Von Adrian Dittrich - Die EU hat ein fatales Image-Problem: Sie wird als zu bürokratisch wahrgenommen und genießt erschütternd wenig Vertrauen. Der 18-jährige Adrian Dittrich erklärt, was sich ändern muss. Sein Kommentar ist auch als Podcast zu hören.
Bild: Kay Nietfeld/dpa (Collage)
Es ist ein einzigartiges Projekt, welches seit Jahrzehnten den europäischen Frieden stabilisiert, wirtschaftliches Wachstum durch einen riesigen Binnenmarkt fördert und Europa ein Stückchen näher zusammenrücken lässt: Die Europäische Union.
Erst im Urlaub merken wir so richtig, was es bedeutet, Europäer zu sein: Das Schengener Abkommen ermöglicht uns ungehinderte Reisefreiheit in unsere Nachbarländer, mit dem Euro können wir bezahlen, ohne zunächst eine Wechselstube aufsuchen zu müssen, und vor allem südeuropäische Regionen sind mit EU-Fördermitteln infrastrukturell deutlich aufgewertet worden. Über die Jahre ist die EU so auf stolze 28 Mitgliedstaaten angewachsen. Doch in den letzten Jahren wird der europäische Gedanke immer mehr hinterfragt. Die Briten sprachen sich sogar – wenn auch knapp – für einen Austritt aus und auch in anderen Ländern wächst die Zustimmung für rechte Parteien, die deutlich europakritisch orientiert sind. Die Zukunft scheint nach der Europawahl wieder etwas ungewiss, dabei ist die Europäische Union in ihrer jetzigen Form unverzichtbar!
Das zentrale Problem der EU ist das erschütternd geringe Ansehen und Vertrauen. In fast der Hälfte der Mitgliedsstaaten überwog in offiziellen Befragungen das Misstrauen in die europäische Politik. Und leider ist das Problem hausgemacht: Zum einen wirkt die EU viel zu bürokratisch, was unter anderem damit zusammenhängt, dass der Normalbürger vor allem mit Verordnungen in Kontakt kommt (wir erinnern uns an die Datenschutz-Grundverordnung), die trotz ihrer Berechtigung oft eher als lästig empfunden werden. Zum anderen hat es die EU in näherer Vergangenheit nicht geschafft, in bedeutenden Grundsatzfragen eine gemeinsame Position zu finden. Die Flüchtlingsfrage, der Klimaschutz oder auch kürzlich die Digitalsteuer ließen sich nicht europaweit regeln und selbst Kompromisse gestalten sich oft schwierig.
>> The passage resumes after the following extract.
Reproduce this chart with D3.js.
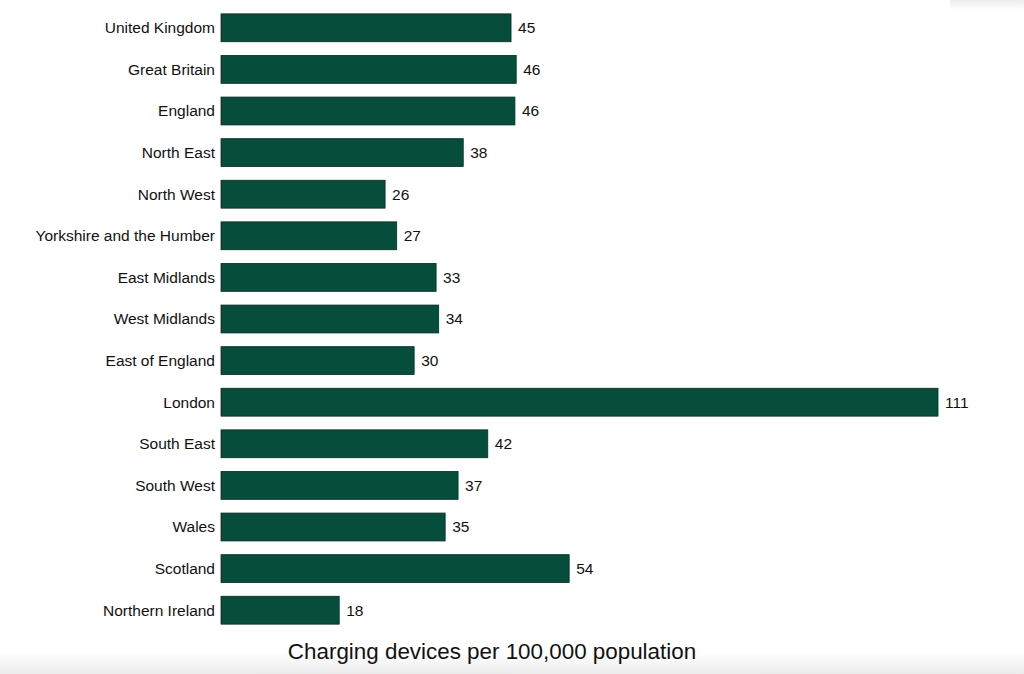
<!DOCTYPE html>
<html><head><meta charset="utf-8">
<script src="https://cdn.jsdelivr.net/npm/d3@7"></script>
<style>body{margin:0;background:#fff;}svg{display:block;font-family:"Liberation Sans",Arial,sans-serif;}</style>
</head><body>
<svg id="c" width="1024" height="674"></svg>
<script>
const categories = ["United Kingdom","Great Britain","England","North East","North West","Yorkshire and the Humber","East Midlands","West Midlands","East of England","London","South East","South West","Wales","Scotland","Northern Ireland"];
const values = [44.9,45.7,45.5,37.5,25.4,27.2,33.3,33.7,29.9,111,41.3,36.7,34.7,53.9,18.3];
const labels = [45,46,46,38,26,27,33,34,30,111,42,37,35,54,18];
const axisTitle = "Charging devices per 100,000 population";

const svg = d3.select("#c");
const defs = svg.append("defs");
const g1 = defs.append("linearGradient").attr("id","shB").attr("x1",0).attr("y1",0).attr("x2",0).attr("y2",1);
g1.append("stop").attr("offset","0").attr("stop-color","#fff");
g1.append("stop").attr("offset","1").attr("stop-color","#ececec");
svg.append("rect").attr("x",0).attr("y",652).attr("width",1024).attr("height",22).attr("fill","url(#shB)");
const g2 = defs.append("linearGradient").attr("id","shT").attr("x1",0).attr("y1",1).attr("x2",0).attr("y2",0);
g2.append("stop").attr("offset","0").attr("stop-color","#fff");
g2.append("stop").attr("offset","1").attr("stop-color","#ececec");
svg.append("rect").attr("x",950).attr("y",0).attr("width",74).attr("height",10).attr("fill","url(#shT)");

const x = d3.scaleLinear().domain([0,111]).range([221,938]);
const y = d3.scaleBand().domain(categories).range([7,631]).paddingInner(0.33).paddingOuter(0.165);

svg.selectAll("rect.bar").data(categories).join("rect")
  .attr("class","bar")
  .attr("x",x(0)).attr("y",d=>y(d))
  .attr("width",(d,i)=>x(values[i])-x(0))
  .attr("height",y.bandwidth())
  .attr("fill","#074d3c").attr("stroke","#0a2a20").attr("stroke-width",0.8);

svg.selectAll("text.cat").data(categories).join("text")
  .attr("class","cat")
  .attr("x",215).attr("y",d=>y(d)+y.bandwidth()/2)
  .attr("dy","0.35em").attr("text-anchor","end")
  .attr("font-size",15.5).attr("fill","#111").text(d=>d);

svg.selectAll("text.val").data(categories).join("text")
  .attr("class","val")
  .attr("x",(d,i)=>x(values[i])+7).attr("y",d=>y(d)+y.bandwidth()/2)
  .attr("dy","0.35em").attr("font-size",15.5).attr("fill","#111")
  .text((d,i)=>labels[i]);

svg.append("text").attr("x",492).attr("y",659).attr("text-anchor","middle")
  .attr("font-size",22.4).attr("fill","#111").text(axisTitle);
</script>
</body></html>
Was fehlt, ist eine klare Verteilung der Zuständigkeiten zwischen der EU und den souveränen Einzelstaaten sowie zwischen den europäischen Organen selbst, die für mehr Transparenz und Wirkung der europäischen Politikprozesse sorgt. So frage ich mich, was ich mit meiner Wählerstimme ausrichten konnte, zumal ich mit Bedauern feststellen musste, dass die Ergebnisse vorwiegend in Hinblick auf die nationale Ebene gedeutet wurden. Die Sitzverteilung der politischen Grundrichtungen und eine daraus resultierende Ausrichtung der Europäischen Union in den nächsten Jahren wurden im Vergleich zu dem Stimmverlust der deutschen Volksparteien nur kaum thematisiert. Ohnehin ist die europäische Politik sehr viel mehr abhängig von Räten aus den Regierungschefs oder Außenministern als vom direkt über die Wahl legitimierten EU-Parlament, was gemeinsame Entscheidungen nicht erleichtert. Unter anderem in der gemeinsamen Außenpolitik macht es das Einstimmigkeitsprinzip aus den Anfangsjahren der EU mit sechs Mitgliedern heutzutage nahezu unmöglich einen Konsens mit allen 28 Mitgliedern zu finden.
Bevor also über das zurecht umstrittene Konzept eines europäischen Bundesstaates oder Vorstufen wie eine europäische Armee oder einen gemeinsamen Finanzminister gesprochen wird, braucht Europa eine neue Struktur, die den aktuellen Anforderungen gewachsen ist. Europakritik wird am effektivsten entschärft, wenn die EU weniger als Behörde wahrgenommen wird, die sich über nationale Interessen stellt, sondern die Errungenschaften der vergangenen Jahrzehnte und Vorteile für die Zukunft wieder deutlich erkennbar werden. Denn so viel ist für mich klar: Zur Lösung der großen Fragen einer zunehmend globalisierten Welt ist die Europäische Union schon genau der richtige Ansatz.